Leaving the pictures aside, transcribe every line below exactly.

***

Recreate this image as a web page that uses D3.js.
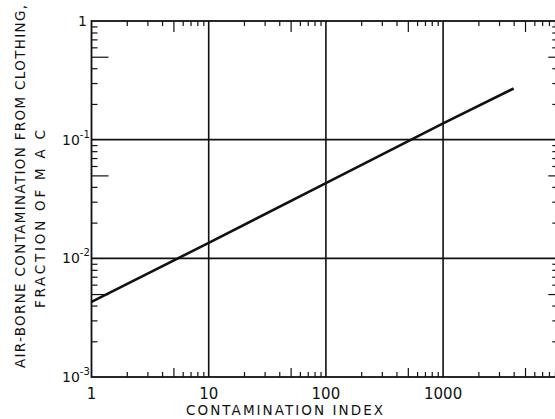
<!DOCTYPE html>
<html>
<head>
<meta charset="utf-8">
<script src="https://cdn.jsdelivr.net/npm/d3@7"></script>
<style>
  html, body { margin: 0; padding: 0; background: #fff; }
  svg { display: block; }
  text { font-family: "DejaVu Sans", sans-serif; fill: #111; }
</style>
</head>
<body>
<svg id="chart" width="555" height="419"></svg>
<script>
// Contamination index vs. air-borne contamination (fraction of MAC)
const contaminationIndex = [1, 10, 100, 1000, 4000];
const fractionOfMAC      = [0.0043, 0.0135, 0.043, 0.137, 0.27];

const xTickValues = [1, 10, 100, 1000];
const xTickLabels = ["1", "10", "100", "1000"];
const yTickValues = [1, 0.1, 0.01, 0.001];
const yTickExponents = ["", "-1", "-2", "-3"];

const xGridValues = [10, 100, 1000];
const yGridValues = [0.1, 0.01];

const xTitle = "CONTAMINATION INDEX";
const yTitle1 = "AIR-BORNE CONTAMINATION FROM CLOTHING,";
const yTitle2 = "FRACTION  OF  M A C";

const svg = d3.select("#chart");

const x = d3.scaleLog().domain([1, 1e4]).range([91.5, 560.3]);
const y = d3.scaleLog().domain([1e-3, 1]).range([377, 21]);

const plotLeft = x(1), plotRight = x(1e4), plotTop = y(1), plotBottom = y(1e-3);

// minor ticks: 2..9 in each decade, the "5" ticks drawn longer
const minorX = [], midX = [];
for (let d = 1; d < 1e4; d *= 10) for (let k = 2; k <= 9; k++) (k === 5 ? midX : minorX).push(k * d);
const minorY = [], midY = [];
for (let d = 1e-3; d < 0.99; d *= 10) for (let k = 2; k <= 9; k++) (k === 5 ? midY : minorY).push(+(k * d).toPrecision(3));

function tickAxis(gen, transform, values, size) {
  const g = svg.append("g").attr("transform", transform)
    .call(gen.tickValues(values).tickSize(size).tickFormat(""));
  g.select(".domain").remove();
  g.selectAll(".tick line").attr("stroke", "#111").attr("stroke-width", 1.2);
  return g;
}

// inward ticks on all four sides
tickAxis(d3.axisBottom(x), `translate(0,${plotBottom})`, minorX, -5);
tickAxis(d3.axisBottom(x), `translate(0,${plotBottom})`, midX, -9);
tickAxis(d3.axisTop(x), `translate(0,${plotTop})`, minorX, -5);
tickAxis(d3.axisTop(x), `translate(0,${plotTop})`, midX, -11);
tickAxis(d3.axisLeft(y), `translate(${plotLeft},0)`, minorY, -6);
tickAxis(d3.axisLeft(y), `translate(${plotLeft},0)`, midY, -17);
tickAxis(d3.axisRight(y), `translate(${plotRight - 4},0)`, minorY, -4);
tickAxis(d3.axisRight(y), `translate(${plotRight - 4},0)`, midY, -8);

// grid lines at the decades
svg.append("g").selectAll("line").data(xGridValues).join("line")
  .attr("x1", d => x(d)).attr("x2", d => x(d))
  .attr("y1", plotTop).attr("y2", plotBottom)
  .attr("stroke", "#111").attr("stroke-width", 1.6);
svg.append("g").selectAll("line").data(yGridValues).join("line")
  .attr("x1", plotLeft).attr("x2", plotRight)
  .attr("y1", d => y(d)).attr("y2", d => y(d))
  .attr("stroke", "#111").attr("stroke-width", 1.6);

// frame
svg.append("rect")
  .attr("x", plotLeft).attr("y", plotTop)
  .attr("width", plotRight - 4 - plotLeft).attr("height", plotBottom - plotTop)
  .attr("fill", "none").attr("stroke", "#111").attr("stroke-width", 1.8);

// x tick labels
svg.append("g").selectAll("text").data(xTickValues).join("text")
  .attr("x", d => x(d)).attr("y", 399)
  .attr("text-anchor", "middle").attr("font-size", 15)
  .text((d, i) => xTickLabels[i]);

// y tick labels (powers of ten)
const yl = svg.append("g").selectAll("text").data(yTickValues).join("text")
  .attr("y", d => y(d) + 5)
  .attr("font-size", 14);
yl.each(function(d, i) {
  const t = d3.select(this);
  if (i === 0) {
    t.attr("x", 87).attr("text-anchor", "end").text("1");
  } else {
    t.attr("x", 62).attr("text-anchor", "start");
    t.append("tspan").text("10");
    t.append("tspan").attr("dy", -7).attr("font-size", 10).text(yTickExponents[i]);
  }
});

// the curve
const line = d3.line().x((d, i) => x(contaminationIndex[i])).y(d => y(d));
svg.append("path").datum(fractionOfMAC)
  .attr("d", line)
  .attr("fill", "none").attr("stroke", "#111").attr("stroke-width", 2.6);

// axis titles
svg.append("text")
  .attr("x", 186).attr("y", 415)
  .attr("font-size", 13.5)
  .attr("textLength", 197).attr("lengthAdjust", "spacing")
  .text(xTitle);

svg.append("text")
  .attr("transform", "translate(25,368) rotate(-90)")
  .attr("font-size", 13.5)
  .attr("textLength", 363).attr("lengthAdjust", "spacing")
  .text(yTitle1);

svg.append("text")
  .attr("transform", "translate(45,308) rotate(-90)")
  .attr("font-size", 13.5)
  .attr("textLength", 178).attr("lengthAdjust", "spacing")
  .text(yTitle2);
</script>
</body>
</html>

***

# Output of the exercise
Recreate this image as a web page that uses D3.js.
<!DOCTYPE html>
<html>
<head>
<meta charset="utf-8">
<script src="https://cdn.jsdelivr.net/npm/d3@7"></script>
<style>
  html, body { margin: 0; padding: 0; background: #fff; }
  svg { display: block; }
  text { font-family: "DejaVu Sans", sans-serif; fill: #111; }
</style>
</head>
<body>
<svg id="chart" width="555" height="419"></svg>
<script>
// Contamination index vs. air-borne contamination (fraction of MAC)
const contaminationIndex = [1, 10, 100, 1000, 4000];
const fractionOfMAC      = [0.0043, 0.0135, 0.043, 0.137, 0.27];

const xTickValues = [1, 10, 100, 1000];
const xTickLabels = ["1", "10", "100", "1000"];
const yTickValues = [1, 0.1, 0.01, 0.001];
const yTickExponents = ["", "-1", "-2", "-3"];

const xGridValues = [10, 100, 1000];
const yGridValues = [0.1, 0.01];

const xTitle = "CONTAMINATION INDEX";
const yTitle1 = "AIR-BORNE CONTAMINATION FROM CLOTHING,";
const yTitle2 = "FRACTION  OF  M A C";

const svg = d3.select("#chart");

const x = d3.scaleLog().domain([1, 1e4]).range([91.5, 560.3]);
const y = d3.scaleLog().domain([1e-3, 1]).range([377, 21]);

const plotLeft = x(1), plotRight = x(1e4), plotTop = y(1), plotBottom = y(1e-3);

// minor ticks: 2..9 in each decade, the "5" ticks drawn longer
const minorX = [], midX = [];
for (let d = 1; d < 1e4; d *= 10) for (let k = 2; k <= 9; k++) (k === 5 ? midX : minorX).push(k * d);
const minorY = [], midY = [];
for (let d = 1e-3; d < 0.99; d *= 10) for (let k = 2; k <= 9; k++) (k === 5 ? midY : minorY).push(+(k * d).toPrecision(3));

function tickAxis(gen, transform, values, size) {
  const g = svg.append("g").attr("transform", transform)
    .call(gen.tickValues(values).tickSize(size).tickFormat(""));
  g.select(".domain").remove();
  g.selectAll(".tick line").attr("stroke", "#111").attr("stroke-width", 1.2);
  return g;
}

// inward ticks on all four sides
tickAxis(d3.axisBottom(x), `translate(0,${plotBottom})`, minorX, -5);
tickAxis(d3.axisBottom(x), `translate(0,${plotBottom})`, midX, -9);
tickAxis(d3.axisTop(x), `translate(0,${plotTop})`, minorX, -5);
tickAxis(d3.axisTop(x), `translate(0,${plotTop})`, midX, -11);
tickAxis(d3.axisLeft(y), `translate(${plotLeft},0)`, minorY, -6);
tickAxis(d3.axisLeft(y), `translate(${plotLeft},0)`, midY, -17);
tickAxis(d3.axisRight(y), `translate(${plotRight - 4},0)`, minorY, -4);
tickAxis(d3.axisRight(y), `translate(${plotRight - 4},0)`, midY, -8);

// grid lines at the decades
svg.append("g").selectAll("line").data(xGridValues).join("line")
  .attr("x1", d => x(d)).attr("x2", d => x(d))
  .attr("y1", plotTop).attr("y2", plotBottom)
  .attr("stroke", "#111").attr("stroke-width", 1.6);
svg.append("g").selectAll("line").data(yGridValues).join("line")
  .attr("x1", plotLeft).attr("x2", plotRight)
  .attr("y1", d => y(d)).attr("y2", d => y(d))
  .attr("stroke", "#111").attr("stroke-width", 1.6);

// frame
svg.append("rect")
  .attr("x", plotLeft).attr("y", plotTop)
  .attr("width", plotRight - 4 - plotLeft).attr("height", plotBottom - plotTop)
  .attr("fill", "none").attr("stroke", "#111").attr("stroke-width", 1.8);

// x tick labels
svg.append("g").selectAll("text").data(xTickValues).join("text")
  .attr("x", d => x(d)).attr("y", 399)
  .attr("text-anchor", "middle").attr("font-size", 15)
  .text((d, i) => xTickLabels[i]);

// y tick labels (powers of ten)
const yl = svg.append("g").selectAll("text").data(yTickValues).join("text")
  .attr("y", d => y(d) + 5)
  .attr("font-size", 14);
yl.each(function(d, i) {
  const t = d3.select(this);
  if (i === 0) {
    t.attr("x", 87).attr("text-anchor", "end").text("1");
  } else {
    t.attr("x", 62).attr("text-anchor", "start");
    t.append("tspan").text("10");
    t.append("tspan").attr("dy", -7).attr("font-size", 10).text(yTickExponents[i]);
  }
});

// the curve
const line = d3.line().x((d, i) => x(contaminationIndex[i])).y(d => y(d));
svg.append("path").datum(fractionOfMAC)
  .attr("d", line)
  .attr("fill", "none").attr("stroke", "#111").attr("stroke-width", 2.6);

// axis titles
svg.append("text")
  .attr("x", 186).attr("y", 415)
  .attr("font-size", 13.5)
  .attr("textLength", 197).attr("lengthAdjust", "spacing")
  .text(xTitle);

svg.append("text")
  .attr("transform", "translate(25,368) rotate(-90)")
  .attr("font-size", 13.5)
  .attr("textLength", 363).attr("lengthAdjust", "spacing")
  .text(yTitle1);

svg.append("text")
  .attr("transform", "translate(45,308) rotate(-90)")
  .attr("font-size", 13.5)
  .attr("textLength", 178).attr("lengthAdjust", "spacing")
  .text(yTitle2);
</script>
</body>
</html>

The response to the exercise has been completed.